The bottle that sold for over half a million bucks.

Issue #19 October, 2020 

This being the month known for all that is frightening and unnerving, (no I’m not talking about the upcoming U.S. election) I thought just for fun we should explore a few wines of the scary variety.

So sweep aside the cobwebs down here in the cellar, have a seat around the old tasting table and get to know three bottles that might just petrify your pumpkin. 

Welcome back to the cellar.

To begin, here’s a bottle that is downright shocking. Two years ago this month, a French Burgundy sold at Sotheby’s in New York for a spine chilling $558,000. That’s almost half a house in Toronto! Needless to say, the bottle was an extremely rare one; 1945 Romanée Conti.

The 73-year-old bottle became the most expensive bottle of wine ever sold at auction, selling for more than 17 times its original estimate of a mere $32,000. 

This wine has become the king of collectible wines with the 1945 considered its most prized vintage.

Romanée-Conti only produced 600 bottles in 1945; the last year before the producer pulled up its old, prized vines and replaced them with younger vines.

Sotheby’s described the 1945 vintage as “concentrated and exotic, with seemingly everlasting power — a wine at peace with itself.”  I describe it as, ‘get over yourself.’ According to Elon Musk, one day you could move to Mars for less than what some collector paid for that single bottle.
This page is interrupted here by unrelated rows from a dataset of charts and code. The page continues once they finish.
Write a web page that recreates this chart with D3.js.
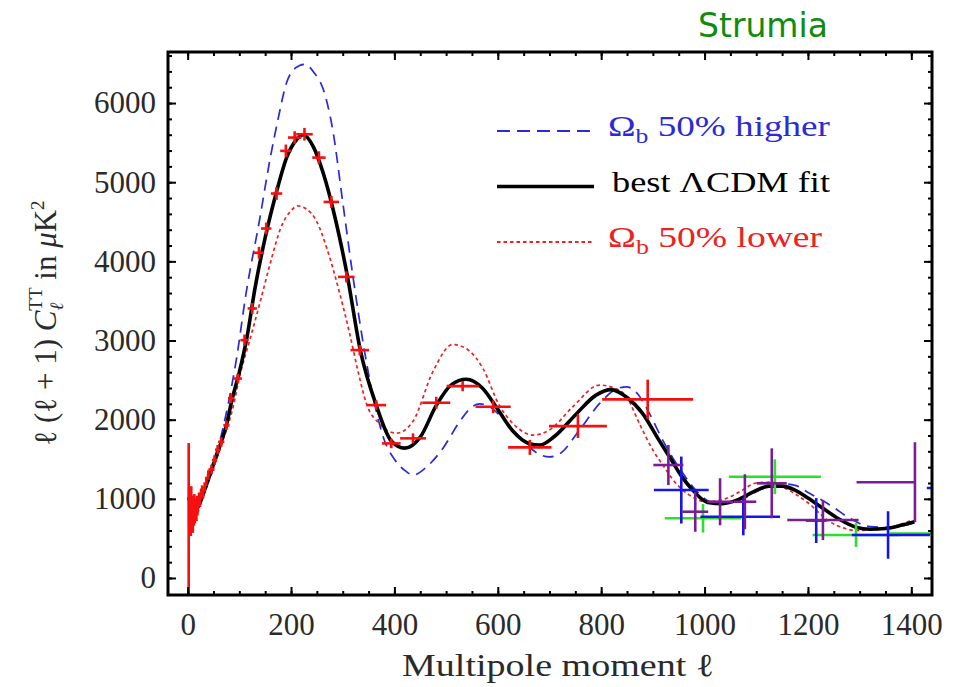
<!DOCTYPE html>
<html>
<head>
<meta charset="utf-8">
<script src="https://cdn.jsdelivr.net/npm/d3@7"></script>
<style>
  body { margin: 0; background: #fff; }
  svg { display: block; }
  text { font-family: "Liberation Serif", "Times New Roman", Times, serif; }
</style>
</head>
<body>
<svg id="svg" width="970" height="687"></svg>
<script>
"use strict";

// theory curves, [ell, l(l+1)C_l in muK^2]
const fitCurve = [[2,1020],[10,880],[20,900],[30,1060],[46,1360],[65,1720],[75,1930],[85,2230],[100,2600],[115,3050],[130,3650],[150,4300],[172,4880],[192,5320],[211,5540],[224,5600],[243,5450],[263,5100],[282,4640],[308,3850],[334,2880],[365,2180],[394,1730],[420,1640],[450,1780],[481,2180],[510,2440],[539,2510],[570,2400],[600,2130],[630,1850],[660,1700],[681,1680],[710,1790],[750,2060],[790,2310],[819,2380],[850,2280],[880,2080],[910,1760],[932,1532],[955,1290],[977,1111],[1006,955],[1035,940],[1065,990],[1095,1090],[1125,1160],[1150,1160],[1175,1110],[1200,1010],[1229,880],[1260,745],[1293,640],[1320,615],[1350,625],[1380,665],[1406,711]];

const highCurve = [[2,1030],[10,880],[20,900],[30,1070],[46,1400],[65,1800],[80,2250],[94,2750],[113,3595],[139,4520],[159,5278],[175,5800],[191,6250],[208,6440],[226,6490],[245,6380],[262,6180],[281,5650],[300,4750],[320,3800],[340,2950],[360,2250],[380,1750],[400,1500],[420,1360],[436,1300],[460,1390],[494,1640],[526,1973],[548,2150],[565,2200],[585,2160],[603,2060],[642,1784],[681,1560],[700,1530],[720,1570],[758,1869],[797,2205],[830,2390],[849,2415],[870,2330],[890,2120],[919,1742],[958,1322],[990,1060],[1020,940],[1050,950],[1080,1020],[1110,1120],[1150,1190],[1175,1170],[1203,1070],[1248,900],[1280,757],[1320,650],[1360,640],[1406,700]];

const lowCurve = [[2,1000],[10,860],[20,880],[30,1030],[46,1320],[65,1680],[88,2163],[101,2560],[120,3000],[140,3480],[160,3980],[180,4420],[200,4640],[213,4700],[230,4660],[250,4500],[270,4150],[294,3600],[313,3100],[330,2600],[346,2200],[371,1950],[404,1830],[436,1980],[474,2600],[513,2950],[545,2870],[571,2650],[603,2180],[636,1910],[668,1805],[700,1870],[745,2163],[797,2437],[825,2400],[849,2290],[874,1950],[900,1616],[920,1420],[939,1240],[970,1050],[1003,963],[1040,1000],[1068,1090],[1100,1200],[1130,1210],[1160,1120],[1200,950],[1242,711],[1270,630],[1293,600],[1351,630],[1402,732]];

// measurements, [ell, value, ell left, ell right, value error]
const wmapPts = [[2,745,0,0,960],[3,900,0,0,250],[4,750,0,0,200],[5,950,0,0,180],[6,700,0,0,170],[7,1000,0,0,160],[8,800,0,0,150],[9,900,0,0,140],[10,700,0,0,130],[11,850,0,0,130],[12,780,0,0,120],[13,950,0,0,110],[14,800,0,0,110],[15,880,0,0,100],[16,900,0,0,100],[17,820,0,0,100],[18,950,0,0,90],[19,880,0,0,90],[20,920,0,0,90],[22,1000,1,1,80],[24,980,1,1,80],[26,1060,1,1,70],[28,1100,1,1,70],[30,1080,2,2,70],[33,1150,2,2,60],[36,1220,2,2,60],[40,1300,3,3,60],[46,1370,6,6,60],[52,1490,5,5,60],[58,1620,5,5,60],[65,1720,6,6,60],[75,1930,6,6,60],[84,2270,6,6,60],[97,2520,8,8,60],[110,3005,8,8,70],[125,3405,9,9,70],[138,4108,10,10,75],[152,4415,10,10,75],[172,4857,11,11,80],[190,5396,11,11,80],[207,5564,13,13,80],[226,5606,16,16,80],[254,5311,13,13,80],[278,4751,15,15,75],[307,3804,16,16,70],[333,2879,18,18,65],[365,2184,19,19,60],[394,1700,18,18,60],[436,1764,25,25,63],[481,2214,27,27,75],[532,2424,31,31,65],[591,2163,34,34,80],[662,1650,42,42,95],[755,1919,56,56,150],[890,2256,88,88,250]];

const purplePts = [[930,1427,29,29,253],[982,837,25,25,253],[1030,963,25,25,297],[1078,963,22,22,347],[1130,1196,29,29,442],[1229,732,69,69,253],[1407,1210,113,0,505]];

const bluePts = [[955,1111,53,53,423],[1075,774,83,71,235],[1216,726,20,20,284],[1355,543,70,81,300],[1480,1136,50,50,300]];

const greenPts = [[997,754,74,74,180],[1136,1279,89,89,220],[1293,543,84,84,150],[1442,560,84,84,160]];

const xTicks = [0, 200, 400, 600, 800, 1000, 1200, 1400];
const yTicks = [0, 1000, 2000, 3000, 4000, 5000, 6000];

const legendItems = [
  { sym: "\u03A9", sub: "b", rest: " 50% higher", color: "#2a2ad8", curve: highCurve, dash: "11,7", width: 1.7, len: 222 },
  { sym: "", sub: "", rest: "best \u039BCDM fit", color: "#000", curve: fitCurve, dash: null, width: 3.6, len: 218 },
  { sym: "\u03A9", sub: "b", rest: " 50% lower", color: "#ee2020", curve: lowCurve, dash: "3.5,3", width: 1.7, len: 214 }
];

var svg = d3.select("svg");

var frameLeft = 168, frameRight = 932, frameTop = 52, frameBottom = 595;

var x = d3.scaleLinear().domain([-38, 1440]).range([frameLeft, frameRight]);
var y = d3.scaleLinear().domain([-215, 6645]).range([frameBottom, frameTop]);

svg.append("clipPath").attr("id", "frameClip")
  .append("rect")
    .attr("x", frameLeft).attr("y", frameTop)
    .attr("width", frameRight - frameLeft).attr("height", frameBottom - frameTop);

var plot = svg.append("g").attr("clip-path", "url(#frameClip)");

var line = d3.line()
  .x(d => x(d[0]))
  .y(d => y(d[1]))
  .curve(d3.curveMonotoneX);

// theory curves: dashed and dotted ones under the solid fit
[legendItems[0], legendItems[2], legendItems[1]].forEach(function(it) {
  plot.append("path")
    .datum(it.curve)
    .attr("fill", "none")
    .attr("stroke", it.color)
    .attr("stroke-width", it.width)
    .attr("stroke-dasharray", it.dash)
    .attr("stroke-linejoin", "round")
    .attr("d", line);
});

function drawCrosses(pts, color)
{
  var g = plot.append("g")
    .attr("stroke", color)
    .attr("stroke-width", 2.6);

  g.selectAll(".hbar")
    .data(pts.filter(d => d[2] + d[3] > 0))
    .join("line")
      .attr("class", "hbar")
      .attr("x1", d => x(d[0] - d[2]))
      .attr("x2", d => x(d[0] + d[3]))
      .attr("y1", d => y(d[1]))
      .attr("y2", d => y(d[1]));

  g.selectAll(".vbar")
    .data(pts)
    .join("line")
      .attr("class", "vbar")
      .attr("x1", d => x(d[0]))
      .attr("x2", d => x(d[0]))
      .attr("y1", d => y(d[1] - d[4]))
      .attr("y2", d => y(d[1] + d[4]));
}

drawCrosses(greenPts, "#2ae02a");
drawCrosses(bluePts, "#1515e8");
drawCrosses(purplePts, "#7a1c96");
drawCrosses(wmapPts, "#f51010");

// axes: ticks inside on all four sides
function tickAxis(axis, vals, size, pos, labels)
{
  var g = svg.append("g")
    .attr("transform", pos)
    .call(axis.tickValues(vals).tickSize(size).tickPadding(12)
      .tickFormat(labels ? d3.format("d") : ""));
  g.select(".domain").remove();
  g.selectAll(".tick line").attr("stroke", "#000").attr("stroke-width", 2);
  g.selectAll(".tick text")
    .attr("font-size", 31)
    .attr("fill", "#2a2a2a")
    .style("font-family", "'Liberation Serif', 'Times New Roman', serif");
  return g;
}

var xMinor = d3.range(0, 1401, 50);
var yMinor = d3.range(0, 6601, 200);

tickAxis(d3.axisBottom(x), xMinor, -4, "translate(0," + frameBottom + ")", false);
tickAxis(d3.axisBottom(x), xTicks, -8, "translate(0," + frameBottom + ")", true)
  .selectAll(".tick text").attr("y", 40).attr("dy", 0);
tickAxis(d3.axisTop(x), xMinor, -4, "translate(0," + frameTop + ")", false);
tickAxis(d3.axisTop(x), xTicks, -8, "translate(0," + frameTop + ")", false);
tickAxis(d3.axisLeft(y), yMinor, -4, "translate(" + frameLeft + ",0)", false);
tickAxis(d3.axisLeft(y), yTicks, -8, "translate(" + frameLeft + ",0)", true)
  .selectAll(".tick text").attr("x", -12);
tickAxis(d3.axisRight(y), yMinor, -4, "translate(" + frameRight + ",0)", false);
tickAxis(d3.axisRight(y), yTicks, -8, "translate(" + frameRight + ",0)", false);

svg.append("rect")
  .attr("x", frameLeft).attr("y", frameTop)
  .attr("width", frameRight - frameLeft).attr("height", frameBottom - frameTop)
  .attr("fill", "none")
  .attr("stroke", "#000")
  .attr("stroke-width", 3);

// legend
var legend = svg.append("g");
legendItems.forEach(function(it, i) {
  var by = 136 + i * 55.5;
  legend.append("line")
    .attr("x1", 497).attr("x2", 594)
    .attr("y1", by - 5).attr("y2", by - 5)
    .attr("stroke", it.color)
    .attr("stroke-width", it.dash ? 2.2 : 3.6)
    .attr("stroke-dasharray", it.dash === "11,7" ? "13,7" : it.dash);
  var t = legend.append("text")
    .attr("x", i === 1 ? 612 : 608)
    .attr("y", by)
    .attr("font-size", 29)
    .attr("fill", it.color)
    .attr("textLength", it.len)
    .attr("lengthAdjust", "spacingAndGlyphs");
  if (it.sym) {
    t.append("tspan").text(it.sym);
    t.append("tspan").attr("font-size", 20).attr("dy", 7).text(it.sub);
    t.append("tspan").attr("dy", -7).text(it.rest);
  } else {
    t.text(it.rest);
  }
});

// axis titles
svg.append("text")
  .attr("x", 558)
  .attr("y", 676)
  .attr("text-anchor", "middle")
  .attr("font-size", 32)
  .attr("fill", "#2a2a2a")
  .attr("textLength", 312)
  .attr("lengthAdjust", "spacingAndGlyphs")
  .text("Multipole moment \u2113");

var yl = svg.append("text")
  .attr("transform", "translate(56,323) rotate(-90)")
  .attr("text-anchor", "middle")
  .attr("font-size", 31)
  .attr("fill", "#2a2a2a");
yl.append("tspan").text("\u2113 (\u2113 + 1) ");
yl.append("tspan").attr("font-style", "italic").text("C");
yl.append("tspan").attr("font-style", "italic").attr("font-size", 19).attr("dy", 7).text("\u2113");
yl.append("tspan").attr("font-size", 19).attr("dx", -8).attr("dy", -21).text("TT");
yl.append("tspan").attr("dy", 14).text("  in ");
yl.append("tspan").attr("font-style", "italic").text("\u03BC");
yl.append("tspan").text("K");
yl.append("tspan").attr("font-size", 19).attr("dy", -12).text("2");

svg.append("text")
  .attr("x", 698)
  .attr("y", 37)
  .attr("font-size", 33)
  .attr("fill", "#0e8c0e")
  .style("font-family", "'DejaVu Sans', Verdana, sans-serif")
  .text("Strumia");
</script>
</body>
</html>
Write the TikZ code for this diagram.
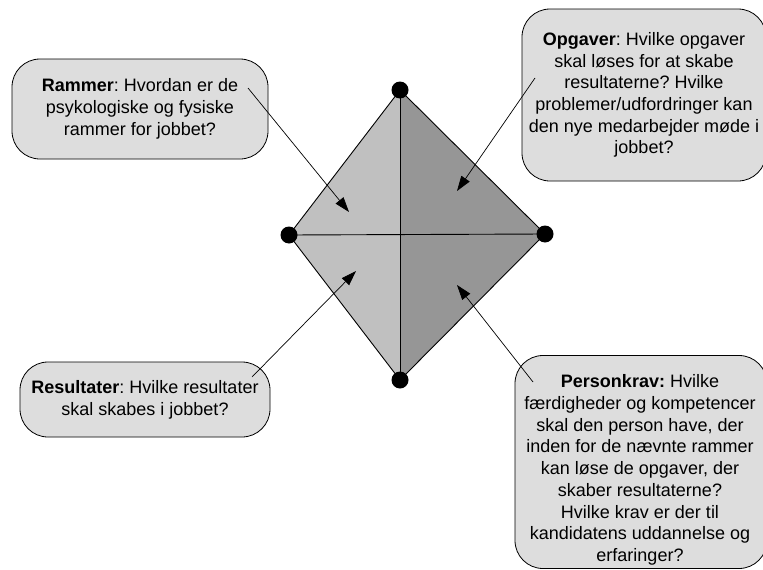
\documentclass[tikz,border=0pt]{standalone}
\usepackage{fontspec}
\setmainfont{Liberation Sans}
\usetikzlibrary{arrows.meta}
\definecolor{boxfill}{HTML}{DDDDDD}
\definecolor{lefthalf}{HTML}{C0C0C0}
\definecolor{righthalf}{HTML}{969696}
\frenchspacing
\begin{document}
\begin{tikzpicture}[x=1pt,y=-1pt,
  callout/.style={draw=black, line width=0.8pt, fill=boxfill, rounded corners=28pt,
    align=center, inner sep=0pt, font=\fontsize{18}{21.7}\selectfont},
  calltext/.style={align=center, inner sep=0pt, font=\fontsize{18}{21.7}\selectfont},
  vertex/.style={circle, fill=black, inner sep=0pt, minimum size=17pt},
  pointer/.style={draw=black, line width=0.7pt, -{Triangle[length=15pt,width=10pt]}},
  edge/.style={draw=black, line width=0.9pt}]
\useasboundingbox (0,0) rectangle (763,570);
\clip (0,0) rectangle (763,570);
\fill[white] (0,0) rectangle (763,570);

% diamond corners
\coordinate (T) at (400,90);
\coordinate (L) at (289,235);
\coordinate (R) at (545,234);
\coordinate (B) at (400,380);

% the two halves of the diamond
\fill[lefthalf] (T) -- (L) -- (B) -- cycle;
\fill[righthalf] (T) -- (R) -- (B) -- cycle;
\draw[edge] (T) -- (L) -- (B) -- (R) -- cycle;
\draw[edge] (T) -- (B);
\draw[edge] (L) -- (R);

% corner dots
\node[vertex] (vT) at (T) {};
\node[vertex] (vL) at (L) {};
\node[vertex] (vR) at (R) {};
\node[vertex] (vB) at (B) {};

% text boxes
\node[callout, minimum width=256pt, minimum height=100pt] (rammer) at (140,109)
  {\textbf{Rammer}: Hvordan er de\\psykologiske og fysiske\\rammer for jobbet?};
\node[callout, minimum width=244pt, minimum height=172pt] (opgaver) at (644,95)
  {\textbf{Opgaver}: Hvilke opgaver\\skal løses for at skabe\\resultaterne? Hvilke\\problemer/udfordringer kan\\den nye medarbejder møde i\\jobbet?};
\node[callout, minimum width=250pt, minimum height=75pt] (resultater) at (145,399.5)
  {\textbf{Resultater}: Hvilke resultater\\skal skabes i jobbet?};
\node[callout, minimum width=252pt, minimum height=213pt] (personkrav) at (641,462) {};
\node[calltext] (personkravtext) at (640,470)
  {\textbf{Personkrav:} Hvilke\\færdigheder og kompetencer\\skal den person have, der\\inden for de nævnte rammer\\kan løse de opgaver, der\\skaber resultaterne?\\Hvilke krav er der til\\kandidatens uddannelse og\\erfaringer?};

% arrow ends inside the boxes and inside the diamond
\coordinate (rammerS) at (248,88);
\coordinate (rammerE) at (349,212);
\coordinate (opgaverS) at (535,78);
\coordinate (opgaverE) at (457,191);
\coordinate (resultaterS) at (252,377);
\coordinate (resultaterE) at (356,271);
\coordinate (personkravS) at (533,382);
\coordinate (personkravE) at (457,285);

\draw[pointer] (rammerS) -- (rammerE);
\draw[pointer] (opgaverS) -- (opgaverE);
\draw[pointer] (resultaterS) -- (resultaterE);
\draw[pointer] (personkravS) -- (personkravE);
\end{tikzpicture}
\end{document}
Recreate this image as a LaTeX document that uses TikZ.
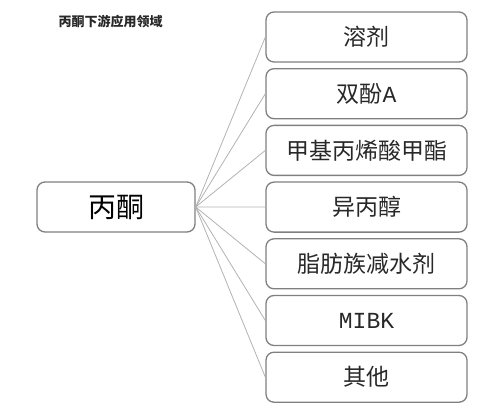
\documentclass[tikz,border=0pt]{standalone}
\usepackage{fontspec}
\setmainfont{Noto Sans CJK SC}
\newfontfamily\latinmono{Liberation Mono}
\usetikzlibrary{positioning}
\definecolor{framegray}{RGB}{128,128,128}
\definecolor{linkgray}{RGB}{178,178,178}
\definecolor{inkgray}{RGB}{40,40,40}

\begin{document}
\begin{tikzpicture}[x=1pt, y=-1pt,
    usebox/.style={draw=framegray, line width=1.3pt, rounded corners=8pt,
      minimum width=201pt, minimum height=50pt, inner sep=0pt,
      text=inkgray, font=\fontsize{23}{23}\selectfont},
    rootbox/.style={usebox, minimum width=158pt, text=black,
      font=\fontsize{28}{28}\selectfont},
    link/.style={draw=linkgray, line width=0.8pt}]
  \useasboundingbox (0,0) rectangle (479,406);
  % title
  \node[anchor=west, text=inkgray, font=\bfseries\fontsize{13}{13}\selectfont]
    (title) at (55,22) {丙酮下游应用领域};
  % acetone
  \node[rootbox] (root) at (116,207) {丙酮};
  % downstream uses
  \foreach \i/\txt in {0/溶剂, 1/双酚{\latinmono A}, 2/甲基丙烯酸甲酯, 3/异丙醇,
      4/脂肪族减水剂, 5/{\latinmono MIBK}, 6/其他}
    \node[usebox] (use\i) at (366.5,{37+56.7*\i}) {\txt};
  \foreach \i in {0,...,6}
    \draw[link] (root.east) -- (use\i.west);
\end{tikzpicture}
\end{document}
That said, I can only wish we had one to dust off and try for ourselves. 

Moving down the price scale a tad. Our next wine is a nice recommendation from a great friend and loyal affordable cellar-dweller. It wears a bit of a frightening label with ghoulish Halloween colours and all.  

But on a positive note, you can’t miss it on the shelf.

Casa Todelano Tempranillo
La Mancha, Spain
750 mL bottle LCBO#: 13462

Casa Todelano features Tempranillo, the Spanish black grape known for producing full-bodied wine. And it is often referred to as Spain’s noble grape.

In the glass this wine is as dark as Dracula’s cape. And for eight bucks, it doesn’t bite. 

With aromas of herbs, it tastes lively and fruity. It’s medium bodied but with enough weight and tannins to make it quite enjoyable. 

And here’s the good news, it’s $557,992 less than what was paid for the burgundy we just discovered. No trick here. This cheapy is a treat.

It’s time I let you in on something. Don’t look now but while we’ve been happily sitting here in the cellar exploring the world of wine, we have not been alone. Perhaps you’ve felt a chill in the air. I’m not surprised because there’s a ghost in our midst.

A ghost from California.

Ghost Pines Winemaker’s Blend Chardonnay
California, USA
750 mL bottle VINTAGES#: 308122 Always Available

Ghost Pines Winemaker’s Blend Chardonnay isn’t creepy in the least. It’s a friendly ghost.  In the glass, it’s a buttery, pale yellow. Bright and fresh, it quietly screams (oxymoron alert) flavours of pear, pineapple and vanilla. 

California winemakers seem to have a thing for vanilla. Sometimes a bit too much if you ask me. But in this case, it works. And as the temps drop, a tasty Chardonnay like this one is a nice alternative to the crisp and dry summer whites of the world.

I’m afraid our Halloween visit is drawing to a close. We’ve virtually gone door to door to door from France to Spain to California. That beats going around the block begging for treats. 

I’d say we’ve somewhat surrounded the world of scary wine. As Dr. Peter Venkman said in the movie Ghostbusters, “We came, we saw, we kicked its ass.” 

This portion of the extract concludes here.